Data lines:
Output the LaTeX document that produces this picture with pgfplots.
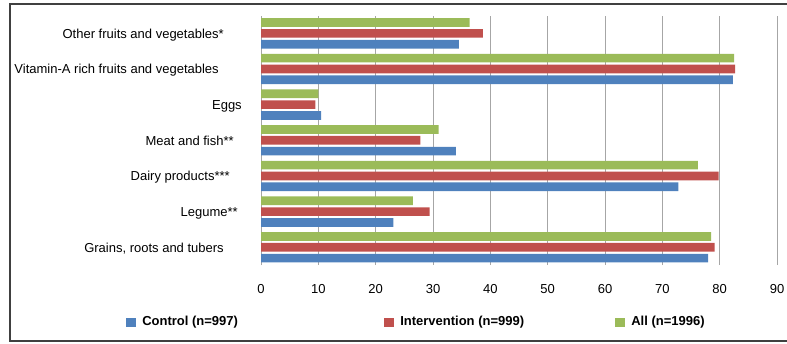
\documentclass[border=0pt]{standalone}
\usepackage{pgfplots}
\pgfplotsset{compat=1.18}
\usepackage{fontspec}
\setmainfont{Liberation Sans}

\definecolor{ctrlblue}{HTML}{4F81BD}
\definecolor{intred}{HTML}{C0504D}
\definecolor{allgreen}{HTML}{9BBB59}
\definecolor{gridgray}{HTML}{A6A6A6}
\definecolor{framegray}{HTML}{404040}

\newcommand{\lblfont}{\fontsize{9.75}{11.7}\selectfont}

\begin{document}
\begin{tikzpicture}
% page area and outer frame
\useasboundingbox (0,0) rectangle (787*0.75pt,-343*0.75pt);
\draw[framegray, line width=1.4pt]
  (790*0.75pt,-3.8*0.75pt) -- (10*0.75pt,-3.8*0.75pt)
  -- (10*0.75pt,-341*0.75pt) -- (790*0.75pt,-341*0.75pt);

\begin{axis}[
  at={(261*0.75pt,-265.1*0.75pt)}, anchor=south west,
  scale only axis, width=387pt, height=187.2pt,
  xbar, bar width=0.243,
  xmin=0, xmax=90, ymin=-0.5, ymax=6.5,
  xtick={0,10,...,90},
  ytick={0,...,6},
  yticklabels={
    {Grains, roots and tubers\kern27.75pt},
    {Legume**\kern17.25pt},
    {Dairy products***\kern23.25pt},
    {Meat and fish**\kern20.25pt},
    {Eggs\kern14.25pt},
    {Vitamin-A rich fruits and vegetables\kern31.5pt},
    {Other fruits and vegetables*\kern27.75pt}},
  axis x line*=bottom, axis y line*=left,
  x axis line style={draw=none},
  y axis line style={draw=gridgray, line width=0.75pt, -},
  major tick length=0pt,
  xmajorgrids, grid style={draw=gridgray, line width=0.75pt},
  /pgf/number format/assume math mode=true,
  tick label style={font=\lblfont},
  xticklabel style={anchor=center, inner sep=0pt, yshift=-17.6pt},
  yticklabel style={anchor=base east, inner sep=0pt, yshift=-0.36em},
  legend columns=3,
  legend cell align=left,
  legend style={at={(-0.2616,-0.228)}, anchor=west, draw=none,
    inner sep=0pt, column sep=0pt, nodes={inner sep=0pt},
    font=\bfseries\lblfont},
  legend image code/.code={\fill[#1] (0pt,-3.375pt) rectangle (7.5pt,3.375pt);},
]
% y: 0 Grains, 1 Legume, 2 Dairy, 3 Meat, 4 Eggs, 5 Vitamin-A, 6 Other
\addplot[fill=ctrlblue, draw=none, bar shift=-0.304] coordinates {
  (78.0,0) (23.1,1) (72.8,2) (34.0,3) (10.5,4) (82.3,5) (34.5,6)};
\addplot[fill=intred, draw=none, bar shift=0] coordinates {
  (79.1,0) (29.4,1) (79.8,2) (27.8,3) (9.5,4) (82.7,5) (38.7,6)};
\addplot[fill=allgreen, draw=none, bar shift=0.304] coordinates {
  (78.5,0) (26.5,1) (76.2,2) (31.0,3) (10.0,4) (82.5,5) (36.4,6)};
\legend{
  \makebox[186pt][l]{\hspace{4.5pt}Control (n=997)},
  \makebox[165.75pt][l]{\hspace{4.5pt}Intervention (n=999)},
  \hspace{4.5pt}All (n=1996)}
\end{axis}
\end{tikzpicture}
\end{document}
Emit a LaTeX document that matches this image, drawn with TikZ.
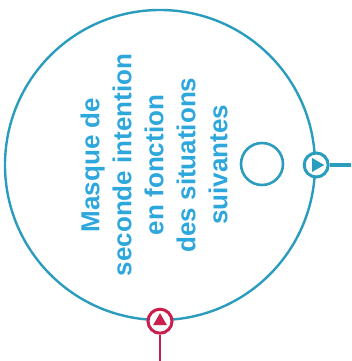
\documentclass[tikz,border=0pt]{standalone}
\usepackage{fontspec}
\setmainfont{Liberation Sans}
\usetikzlibrary{positioning,shapes.geometric}
\definecolor{mkblue}{HTML}{2A9CBE}
\definecolor{mktext}{HTML}{2DA7DC}
\definecolor{mkred}{HTML}{C91F4F}

\begin{document}
\begin{tikzpicture}[x=1pt,y=1pt,
  marker/.style={circle, draw=#1, line width=3pt, fill=white, minimum size=24pt, inner sep=0pt},
  tipmark/.style={regular polygon, regular polygon sides=3, fill=#1, inner sep=0pt, minimum size=16pt}]
  \useasboundingbox (0,0) rectangle (351,361);
  \node[circle, draw=mkblue, line width=2.4pt, minimum size=310pt, inner sep=0pt] (main) at (160,196) {};
  \node[rotate=90, align=center, text=mktext, font=\fontsize{26}{32}\selectfont\bfseries] (label) at (154,196)
    {Masque de\\seconde intention\\en fonction\\des situations\\suivantes};
  \node[circle, draw=mkblue, line width=2.6pt, minimum size=42pt, inner sep=0pt] (dial) at (262,197) {};
  % exit on the right, entry at the bottom
  \node[marker=mkblue] (outmark) at (main.east) {};
  \node[tipmark=mkblue, rotate=-90] (outtip) at (outmark) {};
  \node[marker=mkred] (inmark) at (main.south) {};
  \node[tipmark=mkred] (intip) at (inmark) {};
  \coordinate (rightend) at (351,196);
  \coordinate (downend) at (160,0);
  \draw[mkblue, line width=3.5pt] (outmark) -- (rightend);
  \draw[mkred, line width=1.8pt] (inmark) -- (downend);
\end{tikzpicture}
\end{document}
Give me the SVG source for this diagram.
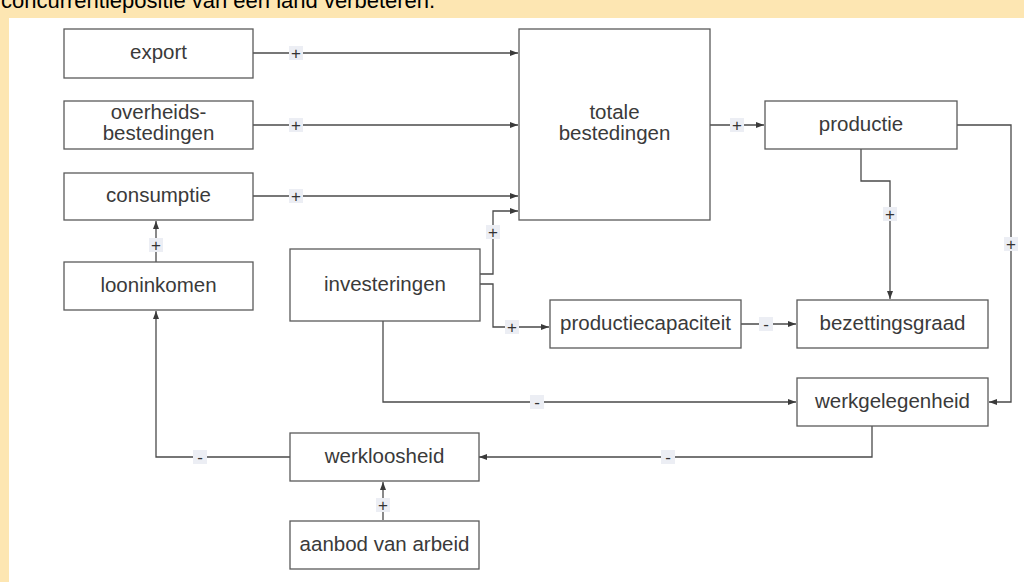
<svg xmlns="http://www.w3.org/2000/svg" width="1024" height="582" viewBox="0 0 1024 582">
<style>
.box{fill:#fff;stroke:#5a5a5a;stroke-width:1.3}
.lbl{font-family:"Liberation Sans",Arial,sans-serif;font-size:20.5px;fill:#3a3a3a;text-anchor:middle}
.con{fill:none;stroke:#4a4a4a;stroke-width:1.3}
.sg{fill:#eceef4}
.st{font-family:"Liberation Sans",Arial,sans-serif;font-size:17px;fill:#333;text-anchor:middle}
</style>
<defs>
<marker id="ah" markerUnits="userSpaceOnUse" markerWidth="9" markerHeight="7" refX="8" refY="3" orient="auto">
<path d="M0,0 L8,3 L0,6 z" fill="#3a3a3a"/>
</marker>
</defs>
<rect x="0" y="0" width="1024" height="582" fill="#fde6b2"/>
<rect x="9" y="18" width="1015" height="564" fill="#ffffff"/>
<text x="1" y="8" font-family="'Liberation Sans',Arial,sans-serif" font-size="22" fill="#000">concurrentiepositie van een land verbeteren.</text>

<g id="connectors">
<path class="con" d="M253,53 H518" marker-end="url(#ah)"/>
<path class="con" d="M253,125 H518" marker-end="url(#ah)"/>
<path class="con" d="M253,196 H518" marker-end="url(#ah)"/>
<path class="con" d="M480,274 H493 V211 H518" marker-end="url(#ah)"/>
<path class="con" d="M480,284 H493 V327 H549" marker-end="url(#ah)"/>
<path class="con" d="M710,125 H764" marker-end="url(#ah)"/>
<path class="con" d="M861,149 V181 H890 V299" marker-end="url(#ah)"/>
<path class="con" d="M957,125 H1011 V402 H989" marker-end="url(#ah)"/>
<path class="con" d="M741,324 H796" marker-end="url(#ah)"/>
<path class="con" d="M383,321 V402 H796" marker-end="url(#ah)"/>
<path class="con" d="M872,426 V457 H479" marker-end="url(#ah)"/>
<path class="con" d="M290,457 H156 V311" marker-end="url(#ah)"/>
<path class="con" d="M156,262 V221" marker-end="url(#ah)"/>
<path class="con" d="M383,520 V482" marker-end="url(#ah)"/>
<g id="signs">
<rect class="sg" x="289" y="46" width="14" height="14"/><text class="st" x="296" y="59">+</text>
<rect class="sg" x="289" y="118" width="14" height="14"/><text class="st" x="296" y="131">+</text>
<rect class="sg" x="289" y="189" width="14" height="14"/><text class="st" x="296" y="202">+</text>
<rect class="sg" x="486" y="225" width="14" height="14"/><text class="st" x="493" y="238">+</text>
<rect class="sg" x="505" y="320" width="14" height="14"/><text class="st" x="512" y="333">+</text>
<rect class="sg" x="730" y="118" width="14" height="14"/><text class="st" x="737" y="131">+</text>
<rect class="sg" x="883" y="207" width="14" height="14"/><text class="st" x="890" y="220">+</text>
<rect class="sg" x="1004" y="237" width="14" height="14"/><text class="st" x="1011" y="250">+</text>
<rect class="sg" x="759" y="317" width="14" height="14"/><text class="st" x="766" y="330">-</text>
<rect class="sg" x="530" y="395" width="14" height="14"/><text class="st" x="537" y="408">-</text>
<rect class="sg" x="661" y="450" width="14" height="14"/><text class="st" x="668" y="463">-</text>
<rect class="sg" x="193" y="450" width="14" height="14"/><text class="st" x="200" y="463">-</text>
<rect class="sg" x="149" y="238" width="14" height="14"/><text class="st" x="156" y="251">+</text>
<rect class="sg" x="376" y="498" width="14" height="14"/><text class="st" x="383" y="511">+</text>
</g>
</g>

<g id="export"><rect class="box" x="64" y="29" width="189" height="49"/><text class="lbl" x="158.5" y="59">export</text></g>
<g id="overheidsbestedingen"><rect class="box" x="64" y="101" width="189" height="48"/><text class="lbl" x="158.5" y="119">overheids-</text><text class="lbl" x="158.5" y="140">bestedingen</text></g>
<g id="consumptie"><rect class="box" x="64" y="173" width="189" height="47"/><text class="lbl" x="158.5" y="202">consumptie</text></g>
<g id="looninkomen"><rect class="box" x="64" y="262" width="189" height="48"/><text class="lbl" x="158.5" y="292">looninkomen</text></g>
<g id="investeringen"><rect class="box" x="290" y="249" width="190" height="72"/><text class="lbl" x="385" y="291">investeringen</text></g>
<g id="totalebestedingen"><rect class="box" x="519" y="29" width="191" height="191"/><text class="lbl" x="614.5" y="119">totale</text><text class="lbl" x="614.5" y="140">bestedingen</text></g>
<g id="productie"><rect class="box" x="765" y="101" width="192" height="48"/><text class="lbl" x="861" y="131">productie</text></g>
<g id="productiecapaciteit"><rect class="box" x="550" y="300" width="191" height="48"/><text class="lbl" x="645.5" y="330">productiecapaciteit</text></g>
<g id="bezettingsgraad"><rect class="box" x="797" y="300" width="191" height="48"/><text class="lbl" x="892.5" y="330">bezettingsgraad</text></g>
<g id="werkgelegenheid"><rect class="box" x="797" y="378" width="191" height="48"/><text class="lbl" x="892.5" y="408">werkgelegenheid</text></g>
<g id="werkloosheid"><rect class="box" x="290" y="433" width="189" height="48"/><text class="lbl" x="384.5" y="463">werkloosheid</text></g>
<g id="aanbodvanarbeid"><rect class="box" x="290" y="521" width="189" height="48"/><text class="lbl" x="384.5" y="551">aanbod van arbeid</text></g>
</svg>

Task to complete:
Read the data above. Pull out each line in which the string "that" appears.

Response to the exercise:
Output the LaTeX document that produces this picture with pgfplots.
Emit a LaTeX document that matches this image, drawn with TikZ.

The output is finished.